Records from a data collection

====

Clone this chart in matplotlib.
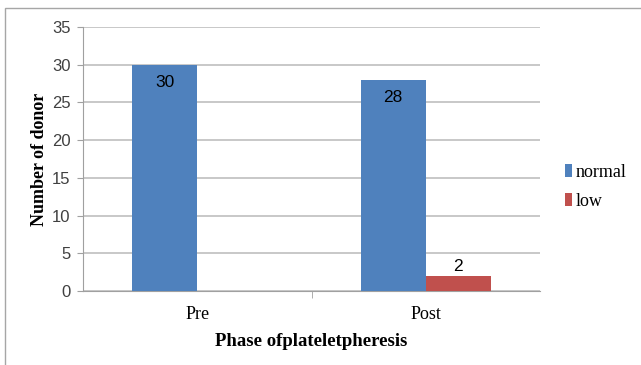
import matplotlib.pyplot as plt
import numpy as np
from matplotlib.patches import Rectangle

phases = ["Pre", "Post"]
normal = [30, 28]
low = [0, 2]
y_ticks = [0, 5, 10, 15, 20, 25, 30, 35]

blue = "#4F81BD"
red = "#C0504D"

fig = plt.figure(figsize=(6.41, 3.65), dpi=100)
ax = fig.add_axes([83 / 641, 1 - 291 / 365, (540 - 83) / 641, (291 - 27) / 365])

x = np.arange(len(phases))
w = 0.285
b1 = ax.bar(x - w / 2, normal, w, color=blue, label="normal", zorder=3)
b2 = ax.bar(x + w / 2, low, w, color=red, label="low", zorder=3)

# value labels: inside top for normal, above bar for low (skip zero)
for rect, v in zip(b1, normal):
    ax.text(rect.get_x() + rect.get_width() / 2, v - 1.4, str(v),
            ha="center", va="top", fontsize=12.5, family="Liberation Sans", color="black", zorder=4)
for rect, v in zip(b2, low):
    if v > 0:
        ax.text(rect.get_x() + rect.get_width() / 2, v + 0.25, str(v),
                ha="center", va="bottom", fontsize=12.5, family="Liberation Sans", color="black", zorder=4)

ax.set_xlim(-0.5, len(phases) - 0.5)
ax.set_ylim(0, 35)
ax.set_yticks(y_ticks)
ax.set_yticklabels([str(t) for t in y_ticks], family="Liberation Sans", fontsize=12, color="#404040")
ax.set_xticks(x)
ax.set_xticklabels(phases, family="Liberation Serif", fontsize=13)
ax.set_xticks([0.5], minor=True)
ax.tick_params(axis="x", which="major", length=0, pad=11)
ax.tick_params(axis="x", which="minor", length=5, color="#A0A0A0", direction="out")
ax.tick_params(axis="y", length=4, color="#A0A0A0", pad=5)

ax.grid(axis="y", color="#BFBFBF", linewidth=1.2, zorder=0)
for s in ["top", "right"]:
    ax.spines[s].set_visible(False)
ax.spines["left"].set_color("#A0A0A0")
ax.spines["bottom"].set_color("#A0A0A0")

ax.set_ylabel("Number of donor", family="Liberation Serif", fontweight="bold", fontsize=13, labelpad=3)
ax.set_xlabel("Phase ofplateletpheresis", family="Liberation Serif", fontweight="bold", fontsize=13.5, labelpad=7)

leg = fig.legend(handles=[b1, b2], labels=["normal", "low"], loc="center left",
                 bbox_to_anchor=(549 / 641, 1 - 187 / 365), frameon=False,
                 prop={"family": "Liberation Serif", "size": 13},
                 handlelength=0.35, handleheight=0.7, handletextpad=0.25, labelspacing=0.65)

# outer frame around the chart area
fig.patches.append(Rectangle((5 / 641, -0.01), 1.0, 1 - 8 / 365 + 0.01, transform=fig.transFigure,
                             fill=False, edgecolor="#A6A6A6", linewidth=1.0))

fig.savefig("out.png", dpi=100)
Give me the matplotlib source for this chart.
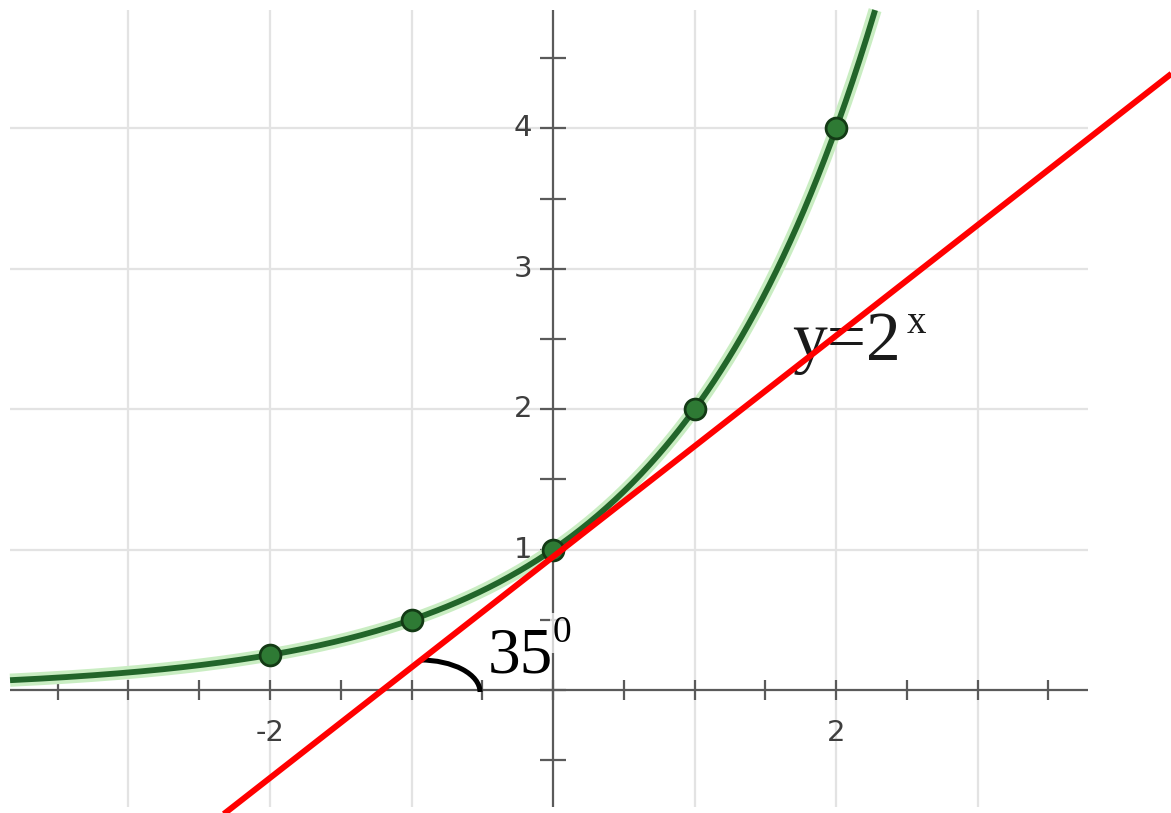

====

* **EXERCISE**: Quote, please, every line of the material above from its start through the line that has "b2 = ax.bar(x", reproducing the words exactly and dropping any images.

* **THE RESULT**:
Clone this chart in matplotlib.
import matplotlib.pyplot as plt
import numpy as np
from matplotlib.patches import Rectangle

phases = ["Pre", "Post"]
normal = [30, 28]
low = [0, 2]
y_ticks = [0, 5, 10, 15, 20, 25, 30, 35]

blue = "#4F81BD"
red = "#C0504D"

fig = plt.figure(figsize=(6.41, 3.65), dpi=100)
ax = fig.add_axes([83 / 641, 1 - 291 / 365, (540 - 83) / 641, (291 - 27) / 365])

x = np.arange(len(phases))
w = 0.285
b1 = ax.bar(x - w / 2, normal, w, color=blue, label="normal", zorder=3)
b2 = ax.bar(x + w / 2, low, w, color=red, label="low", zorder=3)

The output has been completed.